Saturday, 1 February 2020

Hospital discharge + some stuff about the Psalms...

I was discharged from the hospital yesterday.  I had posted a weird post that I later deleted about a scary premonition, but I now think it was just nonsense toying with me that led to me believing in that.  I think back to the writings of St. Teresa of Avila and her discussion of "reptiles" in "The Interior Castle" and I suspect I am dealing somewhat with the Spirit of Evil: that underlying evil presence in Spirit, and it's a matter of just clearing it completely from my life.  The entity is gone, that was a more intense, direct kind of evil, but this is just a strange presence that complicates things for me.  I think demons and evil are complex and humanity does not fully understand them at all, and this is something that haunts my life and causes me to have to check in to hospital from time to time, because of its effect on the mind.  Meds never remove this problem at any dose, but can make its impact on my thinking slightly better.  So be it tired neurology or the negative metaphysical, I felt I needed a brief stay, because I was getting worried and sleep was bad.  Nothing terrible happened, though.

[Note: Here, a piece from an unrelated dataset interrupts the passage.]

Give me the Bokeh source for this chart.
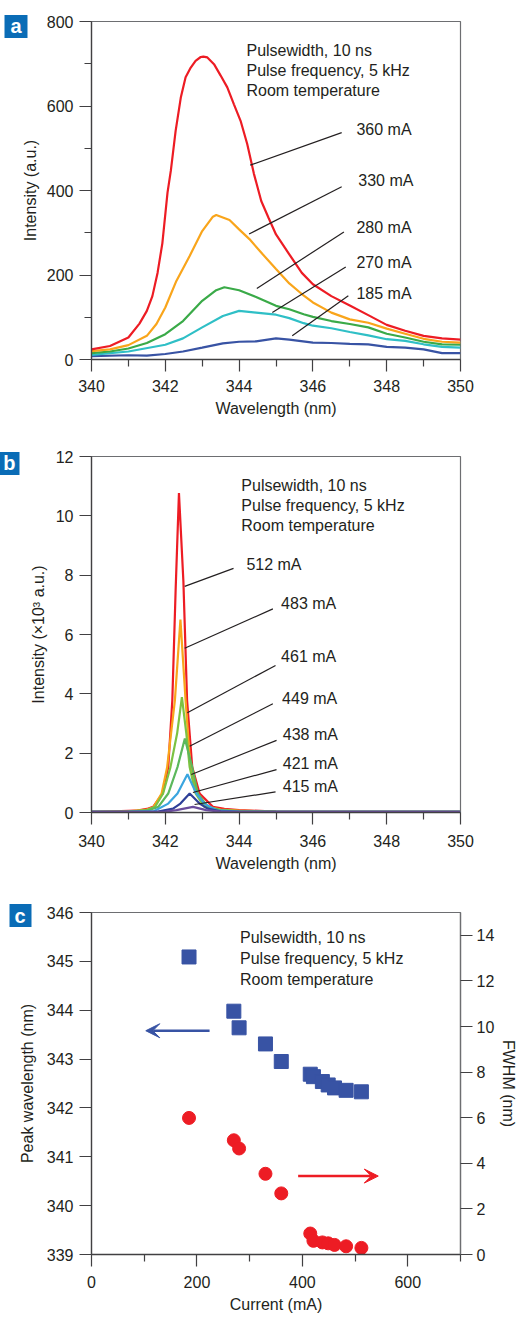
from bokeh.plotting import figure
from bokeh.layouts import column
from bokeh.models import (Range1d, LinearAxis, Label, Arrow, VeeHead, FixedTicker)
from bokeh.embed import file_html
from bokeh.resources import INLINE

# ---------------- data ----------------
# panel a: spectra below threshold (a.u.)
a_360_x = [340, 340.5, 341, 341.3, 341.5, 341.65, 341.79, 341.92, 342.06, 342.15, 342.28,
           342.42, 342.55, 342.69, 342.82, 342.96, 343.03, 343.14, 343.32, 343.5, 343.68,
           343.86, 344.04, 344.22, 344.4, 344.6, 344.8, 345, 345.36, 345.7, 346, 346.5,
           347, 347.5, 348, 348.5, 349, 349.5, 350]
a_360_y = [24, 32, 52, 85, 115, 150, 205, 275, 395, 447, 541, 620, 668, 691, 707, 716, 717,
           715, 699, 672, 644, 604, 565, 510, 440, 375, 335, 296, 249, 205, 178, 150, 128,
           105, 82, 68, 56, 50, 47]
a_330_x = [340, 340.5, 341, 341.5, 341.76, 342.0, 342.3, 342.66, 343.0, 343.29, 343.38,
           343.74, 344.0, 344.28, 344.64, 345.0, 345.36, 345.7, 346, 346.5, 347, 347.5,
           348, 348.5, 349, 349.5, 350]
a_330_y = [20, 24, 34, 56, 84, 123, 186, 245, 304, 338, 342, 330, 308, 285, 249, 214, 180,
           155, 135, 111, 95, 87, 73, 61, 49, 42, 40]
a_280_x = [340, 340.5, 341, 341.5, 342, 342.48, 343, 343.38, 343.6, 344, 344.46, 345,
           345.36, 345.75, 346, 346.5, 347, 347.5, 348, 348.5, 349, 349.5, 350]
a_280_y = [15, 19, 26, 39, 60, 91, 139, 164, 171, 164, 148, 127, 119, 107, 101, 91, 84,
           76, 61, 52, 42, 36, 35]
a_270_x = [340, 341, 342, 342.48, 343, 343.56, 344.0, 344.46, 345, 345.36, 345.75, 346,
           346.5, 347, 347.5, 348, 348.5, 349, 349.5, 350]
a_270_y = [11, 19, 35, 50, 76, 103, 115, 111, 106, 98, 86, 80, 74, 65, 57, 48, 44, 36,
           30, 28]
a_185_x = [340, 341, 341.5, 342, 342.48, 343, 343.56, 344, 344.46, 345, 345.36, 346,
           346.5, 347, 347.5, 348, 348.5, 349, 349.5, 350]
a_185_y = [8, 10, 9, 13, 19, 28, 38, 42, 43, 50, 47, 40, 39, 37, 36, 30, 28, 24, 15, 15]
labels_a = ["360 mA", "330 mA", "280 mA", "270 mA", "185 mA"]

# panel b: spectra above threshold (x10^3 a.u.)
b_512_x = [340, 340.8, 341.2, 341.5, 341.67, 341.93, 342.08, 342.19, 342.28, 342.37,
           342.49, 342.59, 342.73, 342.93, 343.29, 343.6, 344, 345, 346, 350]
b_512_y = [0.02, 0.05, 0.06, 0.12, 0.19, 0.64, 1.53, 3.78, 7.5, 10.77, 7.8, 3.78, 1.53,
           0.64, 0.19, 0.12, 0.08, 0.03, 0.02, 0.02]
b_483_x = [340, 341, 341.5, 341.67, 341.9, 342.05, 342.26, 342.41, 342.55, 342.68,
           342.86, 343.15, 343.5, 344, 345, 350]
b_483_y = [0.02, 0.04, 0.1, 0.17, 0.64, 1.53, 3.78, 6.5, 3.78, 1.53, 0.64, 0.19, 0.1,
           0.06, 0.03, 0.02]
b_461_x = [340, 341, 341.5, 341.72, 341.94, 342.14, 342.32, 342.45, 342.57, 342.66,
           342.82, 343.06, 343.5, 344, 345, 350]
b_461_y = [0.02, 0.03, 0.08, 0.19, 0.64, 1.53, 2.66, 3.89, 2.66, 1.53, 0.64, 0.19, 0.08,
           0.05, 0.03, 0.02]
b_449_x = [340, 341, 341.5, 341.81, 342.08, 342.33, 342.53, 342.73, 342.88, 343.15,
           343.5, 344, 345, 350]
b_449_y = [0.02, 0.03, 0.06, 0.19, 0.64, 1.53, 2.49, 1.53, 0.64, 0.19, 0.07, 0.04,
           0.02, 0.02]
b_438_x = [340, 341, 341.7, 342.08, 342.33, 342.6, 342.84, 343.06, 343.4, 344, 345, 350]
b_438_y = [0.02, 0.02, 0.05, 0.3, 0.64, 1.29, 0.64, 0.3, 0.07, 0.03, 0.02, 0.02]
b_421_x = [340, 341, 341.8, 342.21, 342.41, 342.66, 342.93, 343.15, 343.5, 344, 350]
b_421_y = [0.02, 0.02, 0.03, 0.13, 0.3, 0.64, 0.3, 0.13, 0.04, 0.02, 0.02]
b_415_x = [340, 341, 342.0, 342.3, 342.75, 343.11, 343.5, 344, 350]
b_415_y = [0.02, 0.02, 0.03, 0.08, 0.19, 0.08, 0.03, 0.02, 0.02]
labels_b = ["512 mA", "483 mA", "461 mA", "449 mA", "438 mA", "421 mA", "415 mA"]

# panel c: peak wavelength and FWHM vs current
current = [185, 270, 280, 330, 360, 415, 421, 438, 449, 461, 483, 512]
peak_wl = [345.09, 343.98, 343.64, 343.31, 342.95, 342.69, 342.64, 342.54, 342.47,
           342.41, 342.36, 342.33]
fwhm = [5.99, 5.01, 4.65, 3.54, 2.68, 0.92, 0.60, 0.53, 0.49, 0.42, 0.36, 0.29]

info_lines = ["Pulsewidth, 10 ns", "Pulse frequency, 5 kHz", "Room temperature"]

# ---------------- style ----------------
FONT = "'Liberation Sans Narrow', 'Liberation Sans', sans-serif"
TXT = "#231f20"
FS = "16px"
W = 526
BADGE = "#0a6cb6"


def style_axis(ax, s1, s2):
    ax.axis_line_color = "#414042"
    ax.axis_line_width = 1.3
    ax.major_tick_line_color = "#414042"
    ax.minor_tick_line_color = "#414042"
    ax.major_tick_line_width = 1.2
    ax.minor_tick_line_width = 1.2
    ax.major_tick_out = 12
    ax.major_tick_in = 0
    ax.minor_tick_out = 7
    ax.minor_tick_in = 0
    ax.major_label_text_font = FONT
    ax.major_label_text_font_size = FS
    ax.major_label_text_color = TXT
    ax.axis_label_text_font = FONT
    ax.axis_label_text_font_size = FS
    ax.axis_label_text_font_style = "normal"
    ax.axis_label_text_color = TXT
    ax.major_label_standoff = s1
    ax.axis_label_standoff = s2


def style(p, xticks, xminor, yticks, yminor, xs=(8, 5), ys=(6, 5)):
    p.xgrid.visible = False
    p.ygrid.visible = False
    p.outline_line_color = "#6d6e71"
    p.outline_line_width = 1.2
    p.background_fill_color = "white"
    p.border_fill_color = "white"
    p.xaxis[0].ticker = FixedTicker(ticks=xticks, minor_ticks=xminor)
    p.yaxis[0].ticker = FixedTicker(ticks=yticks, minor_ticks=yminor)
    style_axis(p.xaxis[0], *xs)
    style_axis(p.yaxis[0], *ys)


def badge(p, letter, yval, t_out, t_in, standoff):
    # panel letter drawn as a single thick tick of an extra, line-less left axis
    ax = LinearAxis(ticker=FixedTicker(ticks=[yval], minor_ticks=[]),
                    major_label_overrides={yval: letter})
    ax.axis_line_color = None
    ax.major_tick_line_color = BADGE
    ax.major_tick_line_width = 23
    ax.major_tick_line_cap = "butt"
    ax.major_tick_out = t_out
    ax.major_tick_in = t_in
    ax.minor_tick_line_color = None
    ax.minor_tick_out = 0
    ax.minor_tick_in = 0
    ax.major_label_standoff = standoff
    ax.major_label_text_color = "white"
    ax.major_label_text_font = "'Liberation Sans', sans-serif"
    ax.major_label_text_font_style = "bold"
    ax.major_label_text_font_size = "20px"
    p.add_layout(ax, "left")


def txt(p, x, y, s, **kw):
    p.add_layout(Label(x=x, y=y, text=s, text_font=FONT, text_font_size=FS,
                       text_color=TXT, text_align="left", text_baseline="middle", **kw))


# ---------------- panel a ----------------
pa = figure(width=W, height=420, output_backend="svg", toolbar_location=None,
            x_range=Range1d(340, 350), y_range=Range1d(0, 800),
            min_border_left=91, min_border_right=66, min_border_top=21,
            min_border_bottom=61, x_axis_label="Wavelength (nm)",
            y_axis_label="Intensity (a.u.)")
style(pa, [340, 342, 344, 346, 348, 350], [341, 343, 345, 347, 349],
      [0, 200, 400, 600, 800], [100, 300, 500, 700], xs=(8, 5), ys=(6, 5))
series_a = [(a_185_x, a_185_y, "#3853a4"), (a_270_x, a_270_y, "#2fbfc6"),
            (a_280_x, a_280_y, "#3aaa48"), (a_330_x, a_330_y, "#f9a51b"),
            (a_360_x, a_360_y, "#ed1c24")]
for xs, ys, c in series_a:
    pa.line(xs, ys, line_color=c, line_width=2.2)

for i, s in enumerate(info_lines):
    txt(pa, 344.2, 731 - i * 47.3, s)
call_a = [((344.30, 460), (346.78, 537), (347.18, 545)),
          ((344.27, 297), (346.78, 409), (347.23, 423)),
          ((344.48, 168), (346.84, 302), (347.18, 312)),
          ((344.90, 111), (346.89, 219), (347.18, 230)),
          ((345.44, 56), (346.96, 151), (347.18, 156))]
for (p0, p1, lp), s in zip(call_a, labels_a):
    pa.line([p0[0], p1[0]], [p0[1], p1[1]], line_color=TXT, line_width=1.2)
    txt(pa, lp[0], lp[1], s)
badge(pa, "a", 788.6, 14, 9, -17)

# ---------------- panel b ----------------
pb = figure(width=W, height=456, output_backend="svg", toolbar_location=None,
            x_range=Range1d(340, 350), y_range=Range1d(0, 12),
            min_border_left=91, min_border_right=63, min_border_top=36,
            min_border_bottom=64, x_axis_label="Wavelength (nm)",
            y_axis_label="Intensity (\u00d710\u00b3 a.u.)")
style(pb, [340, 342, 344, 346, 348, 350], [341, 343, 345, 347, 349],
      [0, 2, 4, 6, 8, 10, 12], [], xs=(10, 5), ys=(6, 6))
series_b = [(b_512_x, b_512_y, "#ed1c24"), (b_483_x, b_483_y, "#f9a51b"),
            (b_461_x, b_461_y, "#7cc242"), (b_449_x, b_449_y, "#5cb85c"),
            (b_438_x, b_438_y, "#3aa5df"), (b_421_x, b_421_y, "#2e3f98"),
            (b_415_x, b_415_y, "#6a4c9c")]
for xs, ys, c in series_b:
    pb.line(xs, ys, line_color=c, line_width=2.2)
for i, s in enumerate(info_lines):
    txt(pb, 344.06, 11.01 - i * 0.672, s)
call_b = [((342.525, 7.624), (343.849, 8.230), (344.198, 8.345)),
          ((342.525, 5.538), (344.915, 6.864), (345.138, 7.052)),
          ((342.597, 3.365), (344.988, 4.956), (345.138, 5.269)),
          ((342.659, 2.231), (344.915, 3.668), (345.165, 3.836)),
          ((342.705, 1.279), (345.015, 2.433), (345.184, 2.624)),
          ((342.748, 0.673), (345.015, 1.447), (345.184, 1.649)),
          ((342.793, 0.269), (344.988, 0.693), (345.184, 0.861))]
for (p0, p1, lp), s in zip(call_b, labels_b):
    pb.line([p0[0], p1[0]], [p0[1], p1[1]], line_color=TXT, line_width=1.2)
    txt(pb, lp[0], lp[1], s)
badge(pb, "b", 11.77, 27, -7, -16)

# ---------------- panel c ----------------
pc = figure(width=W, height=441, output_backend="svg", toolbar_location=None,
            x_range=Range1d(0, 700), y_range=Range1d(339, 346),
            min_border_left=89, min_border_right=64, min_border_top=36,
            min_border_bottom=63, x_axis_label="Current (mA)",
            y_axis_label="Peak wavelength (nm)")
pc.extra_y_ranges = {"fwhm": Range1d(0, 15)}
rax = LinearAxis(y_range_name="fwhm", axis_label="FWHM (nm)")
pc.add_layout(rax, "right")
style(pc, [0, 200, 400, 600], [100, 300, 500, 700], [339, 340, 341, 342, 343, 344, 345, 346],
      [], xs=(9, 5), ys=(6, 8))
rax.ticker = FixedTicker(ticks=[0, 2, 4, 6, 8, 10, 12, 14], minor_ticks=[])
style_axis(rax, 4, 3)
rax.axis_line_color = "#6d6e71"

pc.scatter(current, peak_wl, marker="square", size=14, fill_color="#3853a4",
           line_color="#3853a4")
pc.scatter(current, fwhm, marker="circle", size=13, fill_color="#ed1c24",
           line_color="#ed1c24", y_range_name="fwhm")
pc.add_layout(Arrow(end=VeeHead(size=14, fill_color="#3853a4", line_color="#3853a4"),
                    x_start=224, y_start=343.58, x_end=103, y_end=343.58,
                    line_color="#3853a4", line_width=2.5))
pc.add_layout(Arrow(end=VeeHead(size=14, fill_color="#ed1c24", line_color="#ed1c24"),
                    x_start=392, y_start=3.44, x_end=544, y_end=3.44,
                    y_range_name="fwhm", line_color="#ed1c24", line_width=2.5))
for i, s in enumerate(info_lines):
    txt(pc, 281.8, 345.496 - i * 0.43, s)
badge(pc, "c", 345.93, 6, 16, -16)

layout = column(pa, pb, pc, spacing=0)
open("out.html", "w").write(file_html(layout, INLINE))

I am experimenting with the Psalms as invocations with prayer to see if they will amplify my results.  A lot of Christian magicians and witches swear by them, and see the Psalms section of the Bible as a kind of incantation spellbook that can work for many things.  I had considered them before, but was unsure as to how to work with them.  So lately, I pray to Christ and then recite the specific Psalm and the intention for its use, and wait to behold any changes.  I had been doing a lot of this with a pocket Gideon bible during the last two days of my brief hospital stay.  I got some strong reactions, so maybe this could lead to a spiritual breakthrough.  Mainly, I was focusing on "deliverance" from my personal "reptiles".

My problems are more of an irritation now than any kind of subjugation.  They may cause me to muse about bizarre things on here, but hopefully their effect on my life will fade more with time, and then I will have more coherent, clear ideas and articles to present.  Again, this blog is presented with farce because of the idiosyncratic nature of what I have been through, so I hope at least some delight can be taken in its presentation, if the content seems flat out bizarre.